3 provisions to expect from the AI executive order
As mentioned, the Biden administration is rumored to roll out a broad-sweeping plan that ensures that AI companies are being regulated.
Here are three mandates we’re expecting to hear from the White House next week:
- Advanced AI models will be required to “undergo assessments” before federal workers can use them, according to The Washington Post.
- AI companies must use cloud computing to track users employing vast computing power that may weaponize the technology, according to Politico.
In other words, the U.S government’s purchasing power for national security and cybersecurity consumer protection could shape the development of AI technologies. Guidelines and external security assessments are expected to be managed by the National Institute of Standards and Technology.

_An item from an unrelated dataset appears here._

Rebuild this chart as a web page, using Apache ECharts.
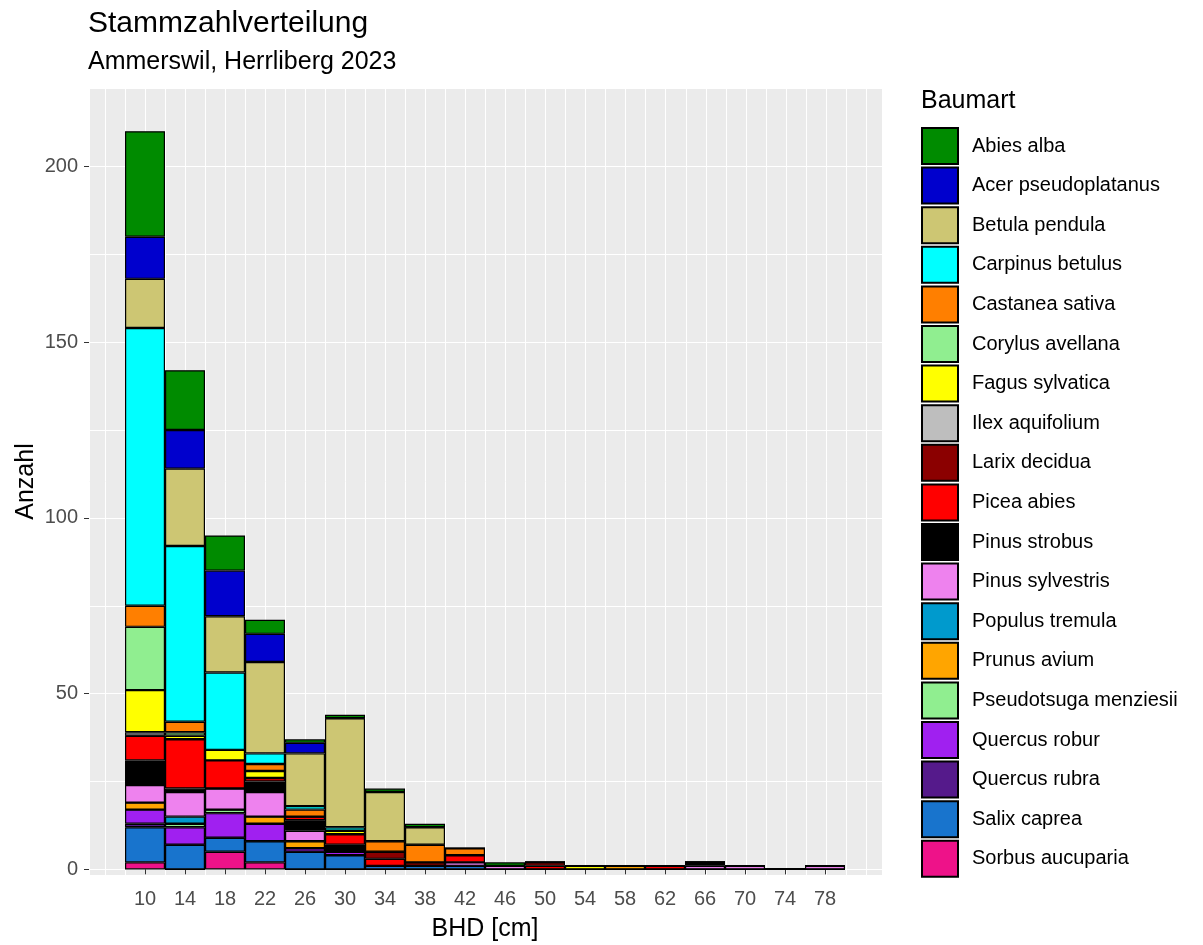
<!DOCTYPE html>
<html>
<head>
<meta charset="utf-8">
<script src="https://cdn.jsdelivr.net/npm/echarts@6.0.0/dist/echarts.min.js"></script>
<style>
  html, body { margin: 0; padding: 0; background: #fff; }
  #chart { width: 1203px; height: 945px; }
</style>
</head>
<body>
<div id="chart"></div>
<script>
// BHD classes (bin centres, cm)
const bhd = ['10', '14', '18', '22', '26', '30', '34', '38', '42', '46', '50', '54', '58', '62', '66', '70', '74', '78'];
const yLabels = [0, 50, 100, 150, 200];

// counts per species and class
const abiesAlba        = [30, 17, 10, 4, 1, 1, 1, 1, 0, 1, 0, 0, 0, 0, 0, 0, 0, 0];
const acerPseudo       = [12, 11, 13, 8, 3, 0, 0, 0, 0, 0, 0, 0, 0, 0, 0, 0, 0, 0];
const betulaPendula    = [14, 22, 16, 26, 15, 31, 14, 5, 0, 0, 0, 0, 0, 0, 0, 0, 0, 0];
const carpinusBetulus  = [79, 50, 22, 3, 1, 1, 0, 0, 0, 0, 0, 0, 0, 0, 0, 0, 0, 0];
const castaneaSativa   = [6, 3, 0, 2, 2, 0, 3, 5, 2, 0, 0, 0, 0, 0, 0, 0, 0, 0];
const corylusAvellana  = [18, 1, 0, 0, 0, 0, 0, 0, 0, 0, 0, 0, 0, 0, 0, 0, 0, 0];
const fagusSylvatica   = [12, 1, 3, 2, 0, 1, 0, 0, 0, 0, 0, 1, 0, 0, 0, 0, 0, 0];
const ilexAquifolium   = [1, 0, 0, 0, 0, 0, 0, 0, 0, 0, 0, 0, 0, 0, 0, 0, 0, 0];
const larixDecidua     = [0, 0, 0, 0, 0, 0, 2, 1, 0, 0, 1, 0, 0, 0, 0, 0, 0, 0];
const piceaAbies       = [7, 14, 8, 1, 1, 3, 2, 0, 2, 0, 1, 0, 0, 1, 0, 0, 0, 0];
const pinusStrobus     = [7, 1, 0, 3, 3, 2, 0, 0, 0, 0, 0, 0, 0, 0, 1, 0, 0, 0];
const pinusSylvestris  = [5, 7, 6, 7, 3, 0, 0, 0, 1, 1, 0, 0, 0, 0, 1, 1, 0, 1];
const populusTremula   = [0, 2, 0, 0, 0, 0, 0, 0, 0, 0, 0, 0, 0, 0, 0, 0, 0, 0];
const prunusAvium      = [2, 0, 0, 2, 2, 0, 0, 0, 0, 0, 0, 0, 1, 0, 0, 0, 0, 0];
const pseudotsuga      = [0, 1, 1, 0, 0, 0, 0, 0, 0, 0, 0, 0, 0, 0, 0, 0, 0, 0];
const quercusRobur     = [4, 5, 7, 5, 1, 1, 0, 0, 0, 0, 0, 0, 0, 0, 0, 0, 0, 0];
const quercusRubra     = [1, 0, 0, 0, 0, 0, 0, 0, 0, 0, 0, 0, 0, 0, 0, 0, 0, 0];
const salixCaprea      = [10, 7, 4, 6, 5, 4, 1, 1, 1, 0, 0, 0, 0, 0, 0, 0, 0, 0];
const sorbusAucuparia  = [2, 0, 5, 2, 0, 0, 0, 0, 0, 0, 0, 0, 0, 0, 0, 0, 0, 0];

// legend order (top of stack first)
const species = [
  ['Abies alba', abiesAlba, '#008B00'],
  ['Acer pseudoplatanus', acerPseudo, '#0000CD'],
  ['Betula pendula', betulaPendula, '#CDC673'],
  ['Carpinus betulus', carpinusBetulus, '#00FFFF'],
  ['Castanea sativa', castaneaSativa, '#FF7F00'],
  ['Corylus avellana', corylusAvellana, '#90EE90'],
  ['Fagus sylvatica', fagusSylvatica, '#FFFF00'],
  ['Ilex aquifolium', ilexAquifolium, '#BEBEBE'],
  ['Larix decidua', larixDecidua, '#8B0000'],
  ['Picea abies', piceaAbies, '#FF0000'],
  ['Pinus strobus', pinusStrobus, '#000000'],
  ['Pinus sylvestris', pinusSylvestris, '#EE82EE'],
  ['Populus tremula', populusTremula, '#009ACD'],
  ['Prunus avium', prunusAvium, '#FFA500'],
  ['Pseudotsuga menziesii', pseudotsuga, '#90EE90'],
  ['Quercus robur', quercusRobur, '#A020F0'],
  ['Quercus rubra', quercusRubra, '#551A8B'],
  ['Salix caprea', salixCaprea, '#1874CD'],
  ['Sorbus aucuparia', sorbusAucuparia, '#EE1289']
];

const font = 'Liberation Sans, Arial, sans-serif';
// panel extent in cm (grid lines every 2 cm)
const xMin = 4.4, xMax = 83.6;
const yMin = -1.6, yMax = 222.3;

var chart = echarts.init(document.getElementById('chart'), null, { renderer: 'canvas' });

// ECharts stacks from the first series upward, so reverse
var series = species.slice().reverse().map(function (s) {
    return {
        name: s[0],
        type: 'bar',
        stack: 'n',
        xAxisIndex: 1,
        yAxisIndex: 2,
        barWidth: '100%',
        data: s[1],
        itemStyle: { color: s[2], borderColor: '#000', borderWidth: 1.2 },
        emphasis: { disabled: true }
    };
});

var option = {
    animation: false,
    backgroundColor: '#fff',
    textStyle: { fontFamily: font },
    title: [
        { text: 'Stammzahlverteilung', left: 88, top: 9, padding: 0,
          textStyle: { fontFamily: font, fontSize: 30, fontWeight: 'normal', color: '#000' } },
        { text: 'Ammerswil, Herrliberg 2023', left: 88, top: 50, padding: 0,
          textStyle: { fontFamily: font, fontSize: 25, fontWeight: 'normal', color: '#000' } },
        { text: 'Baumart', left: 921, top: 89, padding: 0,
          textStyle: { fontFamily: font, fontSize: 25, fontWeight: 'normal', color: '#000' } }
    ],
    legend: {
        orient: 'vertical',
        left: 921,
        top: 127,
        padding: 0,
        icon: 'rect',
        itemWidth: 36,
        itemHeight: 36,
        itemGap: 1.6,
        data: species.map(function (s) { return s[0]; }),
        textStyle: { fontFamily: font, fontSize: 20, color: '#000', padding: [0, 0, 0, 9] },
        selectedMode: false
    },
    grid: [
        {   // grey panel with grid lines
            left: 89, right: 321, top: 88, bottom: 70,
            show: true, backgroundColor: '#EBEBEB', borderWidth: 0,
            outerBoundsMode: 'none'
        },
        {   // bars: 8 cm .. 80 cm
            left: 125, right: 358, top: 88, bottom: 70,
            show: false, outerBoundsMode: 'none'
        }
    ],
    xAxis: [
        {
            type: 'value', gridIndex: 0, min: xMin, max: xMax,
            minInterval: 2, maxInterval: 2, splitNumber: 40,
            axisLine: { show: false }, axisTick: { show: false }, axisLabel: { show: false },
            splitLine: { show: true, lineStyle: { color: '#fff', width: 1 } }
        },
        {
            type: 'category', gridIndex: 1, data: bhd, boundaryGap: true, position: 'bottom',
            axisLine: { show: false },
            axisTick: { show: true, alignWithLabel: true, length: 5, lineStyle: { color: '#333' } },
            axisLabel: { interval: 0, fontFamily: font, fontSize: 20, color: '#4D4D4D', margin: 14 },
            splitLine: { show: false },
            name: 'BHD [cm]', nameLocation: 'middle', nameGap: 42, nameMoveOverlap: false,
            nameTextStyle: { fontFamily: font, fontSize: 25, color: '#000' }
        }
    ],
    yAxis: [
        {
            type: 'value', gridIndex: 0, min: yMin, max: yMax,
            minInterval: 25, maxInterval: 25, splitNumber: 9,
            axisLine: { show: false }, axisTick: { show: false }, axisLabel: { show: false },
            splitLine: { show: true, lineStyle: { color: '#fff', width: 1 } }
        },
        {
            type: 'value', gridIndex: 0, min: yMin, max: yMax, position: 'left',
            axisLine: { show: false },
            axisTick: { show: true, length: 5, customValues: yLabels, lineStyle: { color: '#333' } },
            axisLabel: { customValues: yLabels, fontFamily: font, fontSize: 20, color: '#4D4D4D', margin: 11 },
            splitLine: { show: false },
            name: 'Anzahl', nameLocation: 'middle', nameGap: 50, nameMoveOverlap: false,
            nameTextStyle: { fontFamily: font, fontSize: 25, color: '#000' }
        },
        {
            type: 'value', gridIndex: 1, min: yMin, max: yMax, show: false
        }
    ],
    series: series
};

chart.setOption(option);
</script>
</body>
</html>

- The executive order, according to The Washington Post, is expected to “ease immigration barriers for highly skilled workers” to facilitate the White House’s goals of accelerating U.S. tech development efforts.
Since OpenAI’s ChatGPT kicked off a frenzy in November 2022, one of the major themes of the generative AI conversation is the duality of fear and hype. Even AI leaders like OpenAI CEO Sam Altman have expressed concern for generative AI’s risks. Issues like spreading deepfakes/misinformation, enabling cyber attacks, using people’s data without consent, and putting workers out of jobs due to automation.
But generative AI also holds promise for improving health and wellbeing, streamlining work across a variety of industries, and gaining a global competitive edge. For this reason, the executive order needs to walk a fine line between mitigating the potential harms of AI and fostering a competitive market.
The order was first mentioned by the Biden-Harris administration in July as part of an announcement securing voluntary commitments from top AI companies to “uphold the highest standards to ensure that innovation doesn’t come at the expense of Americans’ rights and safety.” It was referenced again in September when the White House announced commitments from eight more companies.
In total, 15 companies have committed to cooperating with the administration including, Google, Microsoft, Meta, Amazon, OpenAI, Palantir, Adobe, and Nvidia.
Congress has been working on bipartisan legislation to regulate AI, but progress has been slow compared to the European Union’s AI Act, the draft of which was approved by European Parliament back in June. Sen. Chuck Schumer, D-NY is leading an ongoing closed-door “AI Insight Forum” that includes top AI executives, scientists, and ethicists.
While promising that AI regulation is a priority, the efforts have been criticized for including too many voices from tech leaders lobbying for their own interests and being held in private.
In addition to Schumer’s forum, Sens. Richard Blumenthal, D-CT and Josh Hawley, R-MO announced bipartisan framework, or blueprint for legislating AI laws, similar to the EU’s AI Act. But the Biden administration’s executive order might be enough pressure on Congress to speed things up.